Guilty Conscience | Film Threat
May 1, 2023
“Just forget about me, okay? Like you forgot about everything else.” These are the scathing words directed at James Winters (Giovanni Marine), the bemused and mentally unwell protagonist of Guilty Conscience, Gregg DaCosta’s unnerving psychological thriller/horror about the processing of trauma and the inability to confront reality because it’s just too painful and unfathomable.
DaCosta immediately implants the idea that James is an unreliable and anguished narrator, opening with a ground-level shot of James sleeping on the floor of a garage and then waking up in his bed. Was it all a dream or more like a nightmare? We aren’t sure, and James isn’t either. James phones his psychiatrist, Dr. Selene (Johanne Kesten), who arrives for a house session. During the session, James is once again transported to that garage; this time, he isn’t alone. A guy dressed as an orderly is demanding that James takes his pills, and James reacts aggressively. What is real? Well, what appears real is James’ relationship with his fiancé, Chanel (Asia Niema), who is trying to help him make sense of his surroundings. She is planning a birthday party for him, hoping to guide him back to some semblance of normality. But James continues to have episodes, which affects his relationship with Chanel.
“Was it all a dream or more like a nightmare? We aren’t sure…”
Through the immaculate editing by Patrick Flynn, James is plucked from one location and hauled to another in the blink of an eye. For example, James is about to open the garage door on one side, and a slick invisible cut takes us to James opening the door from the other side, distorting our sense of place as we’re now in the doorway of a brightly lit bedroom. Since we’re watching the film unfold through James’ eyes, there is no way of knowing if what we’re seeing is a hallucination manifested by his crippling anxiety and trauma.

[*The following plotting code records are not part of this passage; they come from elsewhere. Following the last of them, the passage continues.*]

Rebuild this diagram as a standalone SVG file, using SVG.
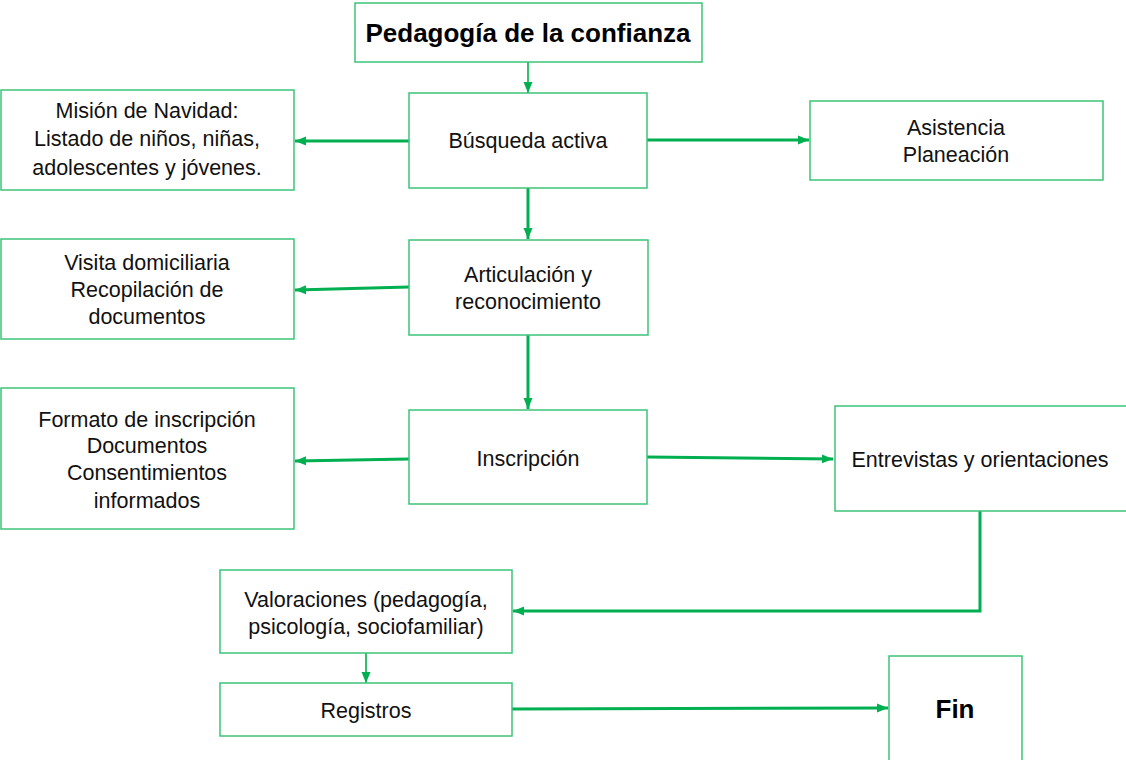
<svg xmlns="http://www.w3.org/2000/svg" width="1126" height="760" viewBox="0 0 1126 760">
<style>
.box{fill:#fff;stroke:#3cc47a;stroke-width:1.5}
.t{font-family:"Liberation Sans",Arial,sans-serif;font-size:21.5px;fill:#111;text-anchor:middle}
.b{font-family:"Liberation Sans",Arial,sans-serif;font-size:26px;font-weight:bold;fill:#000;text-anchor:middle}
.c{fill:none;stroke:#00b050;stroke-width:3}
.thin{stroke-width:1.6}
</style>
<defs>
<marker id="ah" markerUnits="userSpaceOnUse" markerWidth="12" markerHeight="10" refX="11" refY="5" orient="auto">
<path d="M0,0.5 L11,5 L0,9.5 Z" fill="#00b050"/>
</marker>
</defs>
<rect width="1126" height="760" fill="#fff"/>
<g id="connectors">
<path class="c thin" d="M528,62 V93" marker-end="url(#ah)"/>
<path class="c" d="M409,141 H295" marker-end="url(#ah)"/>
<path class="c" d="M647,140 H809" marker-end="url(#ah)"/>
<path class="c" d="M528,188 V239" marker-end="url(#ah)"/>
<path class="c" d="M409,287 L295,290" marker-end="url(#ah)"/>
<path class="c" d="M528,335 V409" marker-end="url(#ah)"/>
<path class="c" d="M409,459 L295,461" marker-end="url(#ah)"/>
<path class="c" d="M647,457 L833,459" marker-end="url(#ah)"/>
<path class="c" d="M980,511 V611 H513" marker-end="url(#ah)"/>
<path class="c thin" d="M366,653 V683" marker-end="url(#ah)"/>
<path class="c" d="M512,709 L888,708" marker-end="url(#ah)"/>
</g>
<g id="n-pedagogia">
<rect class="box" x="355" y="3" width="347" height="59"/>
<text class="b" x="528" y="42">Pedagogía de la confianza</text>
</g>
<g id="n-busqueda">
<rect class="box" x="409" y="93" width="238" height="95"/>
<text class="t" x="528" y="148">Búsqueda activa</text>
</g>
<g id="n-mision">
<rect class="box" x="1" y="90" width="293" height="100"/>
<text class="t" x="147" y="118">Misión de Navidad:</text>
<text class="t" x="147" y="146">Listado de niños, niñas,</text>
<text class="t" x="147" y="175">adolescentes y jóvenes.</text>
</g>
<g id="n-asistencia">
<rect class="box" x="810" y="101" width="293" height="79"/>
<text class="t" x="956" y="135">Asistencia</text>
<text class="t" x="956" y="162">Planeación</text>
</g>
<g id="n-articulacion">
<rect class="box" x="409" y="240" width="239" height="95"/>
<text class="t" x="528" y="282">Articulación y</text>
<text class="t" x="528" y="309">reconocimiento</text>
</g>
<g id="n-visita">
<rect class="box" x="1" y="239" width="293" height="100"/>
<text class="t" x="147" y="270">Visita domiciliaria</text>
<text class="t" x="147" y="297">Recopilación de</text>
<text class="t" x="147" y="324">documentos</text>
</g>
<g id="n-inscripcion">
<rect class="box" x="409" y="410" width="238" height="94"/>
<text class="t" x="528" y="466">Inscripción</text>
</g>
<g id="n-formato">
<rect class="box" x="1" y="388" width="293" height="141"/>
<text class="t" x="147" y="427">Formato de inscripción</text>
<text class="t" x="147" y="453">Documentos</text>
<text class="t" x="147" y="480">Consentimientos</text>
<text class="t" x="147" y="508">informados</text>
</g>
<g id="n-entrevistas">
<rect class="box" x="835" y="406" width="295" height="105"/>
<text class="t" x="980" y="467">Entrevistas y orientaciones</text>
</g>
<g id="n-valoraciones">
<rect class="box" x="220" y="570" width="292" height="83"/>
<text class="t" x="366" y="607">Valoraciones (pedagogía,</text>
<text class="t" x="366" y="634">psicología, sociofamiliar)</text>
</g>
<g id="n-registros">
<rect class="box" x="220" y="683" width="292" height="53"/>
<text class="t" x="366" y="718">Registros</text>
</g>
<g id="n-fin">
<rect class="box" x="889" y="656" width="133" height="108"/>
<text class="b" x="955" y="718">Fin</text>
</g>
</svg>
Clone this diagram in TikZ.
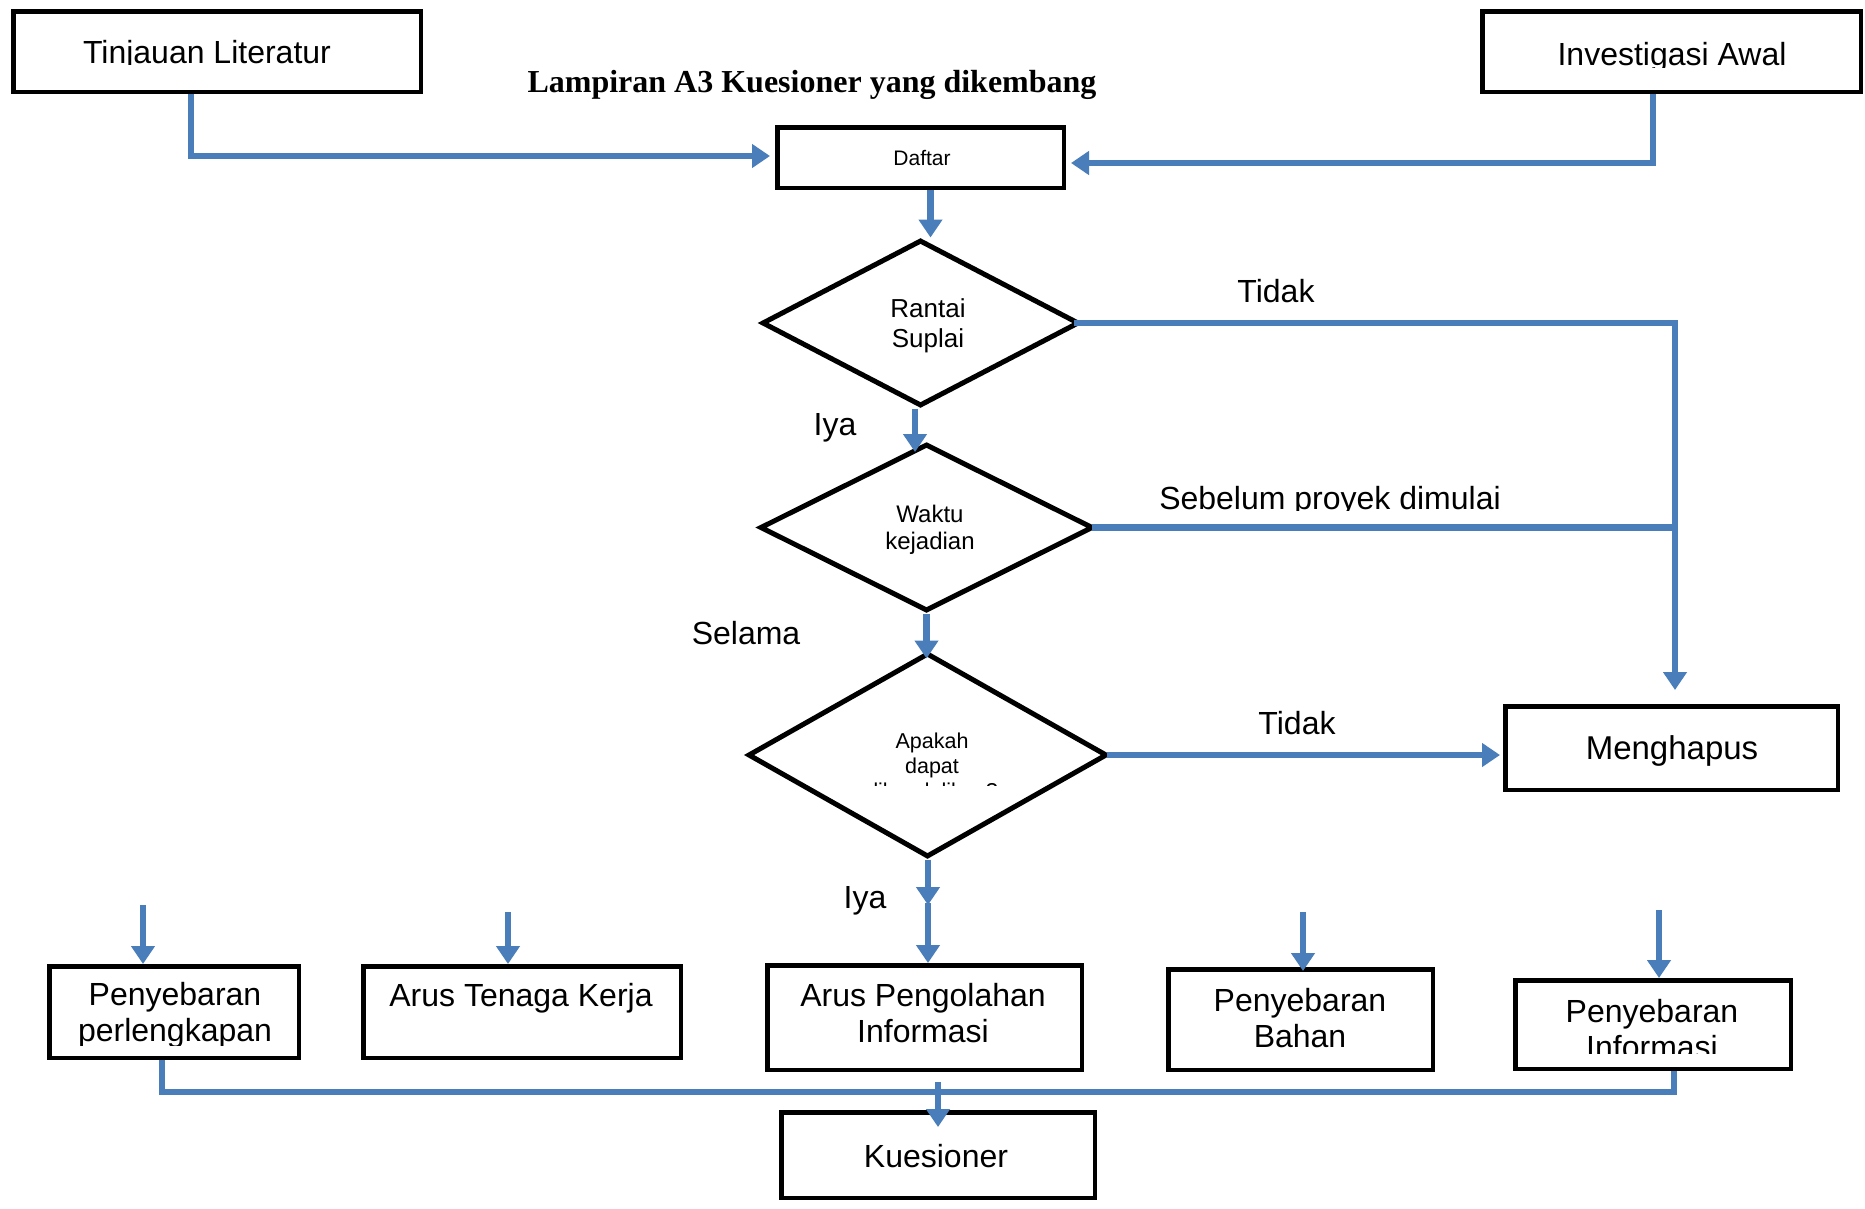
\documentclass[tikz,border=0pt]{standalone}
\usepackage{fontspec}
\setmainfont{Liberation Sans}
\newfontfamily\titlefont{Liberation Serif}
\usetikzlibrary{arrows.meta,shapes.geometric}
\definecolor{flowblue}{RGB}{74,126,187}
\begin{document}
\begin{tikzpicture}[x=1pt,y=-1pt,
  box/.style={draw=black,line width=4.5pt,rectangle,inner sep=0pt},
  dec/.style={draw=black,line width=5pt,diamond,inner sep=0pt},
  txt/.style={inner sep=0pt,align=center,anchor=base},
  big/.style={font=\fontsize{32}{36}\selectfont},
  flow/.style={draw=flowblue,line width=6.5pt},
  arr/.style={flow,-{Triangle[length=18pt,width=23pt]}},
]
\fill[white] (0,0) rectangle (1865,1208);
\useasboundingbox (0,0) rectangle (1865,1208);

% ---------- boxes ----------
\node[box,minimum width=407.5pt,minimum height=80.5pt] (tin) at (217,51.5) {};
\node[box,minimum width=378.5pt,minimum height=80.5pt] (inv) at (1671.5,51.5) {};
\node[box,minimum width=286.5pt,minimum height=60.5pt] (daftar) at (920.5,157.5) {};
\node[box,minimum width=332.5pt,minimum height=83.5pt] (men) at (1671.5,748) {};
\node[box,minimum width=249.5pt,minimum height=91.5pt] (pp) at (174,1012) {};
\node[box,minimum width=317.5pt,minimum height=91.5pt] (atk) at (522,1012) {};
\node[box,minimum width=314.5pt,minimum height=104.5pt] (apb) at (924.5,1017.5) {};
\node[box,minimum width=264.5pt,minimum height=100.5pt] (pb) at (1300.5,1019.5) {};
\node[box,minimum width=275.5pt,minimum height=88.5pt] (pi) at (1653,1024.5) {};
\node[box,minimum width=313.5pt,minimum height=85.5pt] (kue) at (938,1155) {};

% ---------- decisions ----------
\node[dec,minimum width=317pt,minimum height=166pt] (d1) at (920.5,323) {};
\node[dec,minimum width=333pt,minimum height=167pt] (d2) at (926.5,527.5) {};
\node[dec,minimum width=359pt,minimum height=204pt] (d3) at (927.5,755) {};

% ---------- texts (base anchor = baseline of the last line) ----------
\node[inner sep=0pt,anchor=base,font=\titlefont\bfseries\fontsize{32}{36}\selectfont] (title) at (812,92) {Lampiran A3 Kuesioner yang dikembang};

\begin{scope}
\clip (15,15) rectangle (420,64.5);
\node[txt,big] (tint) at (207,63) {Tinjauan Literatur};
\end{scope}
\begin{scope}
\clip (1485,15) rectangle (1860,67);
\node[txt,big] (invt) at (1672,65) {Investigasi Awal};
\end{scope}
\node[txt,font=\fontsize{21}{25}\selectfont] (daftart) at (922,165) {Daftar};
\node[txt,font=\fontsize{26}{30}\selectfont] (d1t) at (928,347) {Rantai\\Suplai};
\node[txt,font=\fontsize{24}{27}\selectfont] (d2t) at (930,549) {Waktu\\kejadian};
\begin{scope}
\clip (760,700) rectangle (1100,785);
\node[txt,font=\fontsize{21.5}{25}\selectfont] (d3t) at (932,798) {Apakah\\dapat\\dikendalikan?};
\end{scope}

\node[txt,big] (tidak1) at (1276,302) {Tidak};
\begin{scope}
\clip (1100,470) rectangle (1600,510);
\node[txt,big] (sebelum) at (1330,509) {Sebelum proyek dimulai};
\end{scope}
\node[txt,big] (tidak2) at (1297,734) {Tidak};
\node[txt,big] (iya1) at (835,435) {Iya};
\node[txt,big] (selama) at (746,644) {Selama};
\node[txt,big] (iya2) at (865,908) {Iya};

\begin{scope}
\clip (1510,710) rectangle (1835,765);
\node[txt,font=\fontsize{33}{36}\selectfont] (ment) at (1672,759) {Menghapus};
\end{scope}
\begin{scope}
\clip (52,968) rectangle (296,1045);
\node[txt,big] (ppt) at (175,1041) {Penyebaran\\perlengkapan};
\end{scope}
\node[txt,big] (atkt) at (521,1006) {Arus Tenaga Kerja};
\node[txt,big] (apbt) at (923,1042) {Arus Pengolahan\\Informasi};
\node[txt,big] (pbt) at (1300,1047) {Penyebaran\\Bahan};
\begin{scope}
\clip (1518,983) rectangle (1788,1053);
\node[txt,big] (pit) at (1652,1058) {Penyebaran\\Informasi};
\end{scope}
\node[txt,big] (kuet) at (936,1167) {Kuesioner};

% ---------- connectors ----------
\coordinate (tinturn) at (191,156);
\draw[arr,shorten >=5pt] (tin.south -| tinturn) -- (tinturn) -- (daftar.west |- tinturn);
\coordinate (invturn) at (1653,163);
\draw[arr,shorten >=5pt] (inv.south -| invturn) -- (invturn) -- (daftar.east |- invturn);
\draw[arr] ([xshift=10pt]daftar.south) -- ([xshift=10pt]daftar.south |- d1.north);

\coordinate (mtop) at (1675,690);
\draw[arr] ([xshift=-8pt]d1.east) -| (mtop);
\draw[flow] ([xshift=-4pt]d2.east) -- (d2.east -| mtop);

\coordinate (iyaend) at (915,452);
\draw[arr] (d1.south -| iyaend) -- (iyaend);
\draw[arr,shorten >=-8pt] (d2.south) -- (d2.south |- d3.north);
\draw[arr,shorten >=3pt] ([xshift=-3pt]d3.east) -- (d3.east -| men.west);

\coordinate (iyamid) at (928,905);
\draw[arr] (d3.south -| iyamid) -- (iyamid);
\draw[arr] ([yshift=2pt]iyamid) -- (iyamid |- apb.north);

\coordinate (ppin) at (143,905);
\draw[arr] (ppin) -- (ppin |- pp.north);
\coordinate (atkin) at (508,912);
\draw[arr] (atkin) -- (atkin |- atk.north);
\coordinate (pbin) at (1303,912);
\draw[arr,shorten >=-4pt] (pbin) -- (pbin |- pb.north);
\coordinate (piin) at (1659,910);
\draw[arr] (piin) -- (piin |- pi.north);

\coordinate (busl) at (162,1092);
\coordinate (busr) at (1674,1092);
\draw[flow] (pp.south -| busl) -- (busl) -- (busr) -- (pi.south -| busr);
\coordinate (kuein) at (938,1082);
\draw[arr] (kuein) -- ([yshift=-17pt]kue.north);
\end{tikzpicture}
\end{document}
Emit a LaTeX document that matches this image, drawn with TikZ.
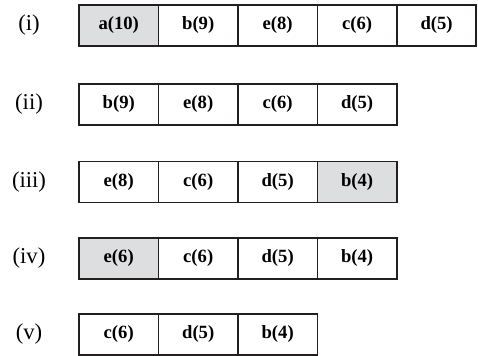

So many films have featured a protagonist losing their grasp on reality (from big-budget movies like Shutter Island to small-budget affairs like You Go to My Head). But DaCosta upholds the suspense robustly with tightly framed compositions, smooth transitions, and intermittent leaps and gaps in time. These ingredients allow DaCosta to make a typical suburban house feel frightening and unreal. The garage, for example, is unusually moody. The minimal use of props and flickering, buzzing lighting renders the space into a psychological cell of James’ own making.